A new economic immigration pilot aims to fill labour gaps
Temporary foreign workers will be able to apply under this pilot in early 2020.
Canada is committed to attracting the best talent from around the world to fill skill shortages, drive local economies, and create and support middle-class jobs in communities across the country that will benefit all Canadians.
Canada is launching a new three-year economic immigration pilot that will fill labour shortages, particularly in meat processing and mushroom production, within the agri-food sector and help meet Canada’s ambitious export targets.
The agriculture and agri-food industry is an important contributor to Canada’s economic growth and vitality, supporting one in eight jobs across the country.

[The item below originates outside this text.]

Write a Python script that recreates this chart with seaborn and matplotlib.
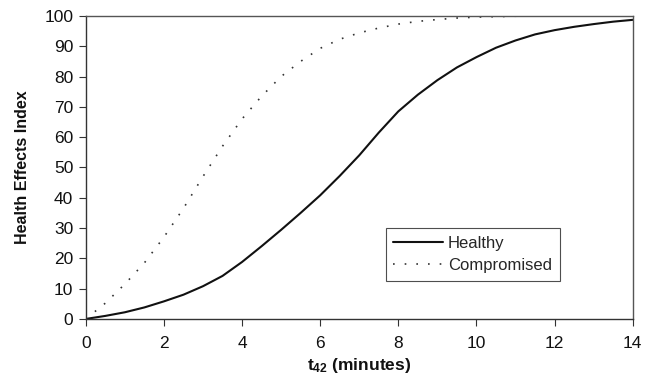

Agricultural exports hit a new record in 2018, reaching $66.2 billion
Over the past several years, industries such as meat processing and mushroom production have experienced ongoing difficulty in finding and keeping new employees.
This new pilot aims to attract and retain workers by providing them with an opportunity to become permanent residents.
The Agri-Food Immigration Pilot complements Canada’s economic immigration strategy, which includes the Atlantic Immigration Pilot, the Rural and Northern Immigration Pilot, the Global Skills Strategy, a revitalized Express Entry and an expanded Provincial Nominee Program.
“The success of our Canadian farmers and food processors depends on their ability to recruit and retain the workforce they need to capture opportunities at home and abroad. This pilot will help to ensure that employers in the agriculture and agri-food sector have the people they need to get the job done, to help drive our economy and to feed the world,” said Marie-Claude Bibeau, Minister of Agriculture and Agri-Food.
Employers in the agri-food sector who intend to be part of the pilot will be eligible for a two-year Labour Market Impact Assessment. Temporary foreign workers will be able to apply under this pilot in early 2020.
A maximum of 2,750 principal applicants, plus family members, will be accepted for processing in any given year. This represents a total of approximately 16,500 possible new permanent residents over the three-year duration of the pilot.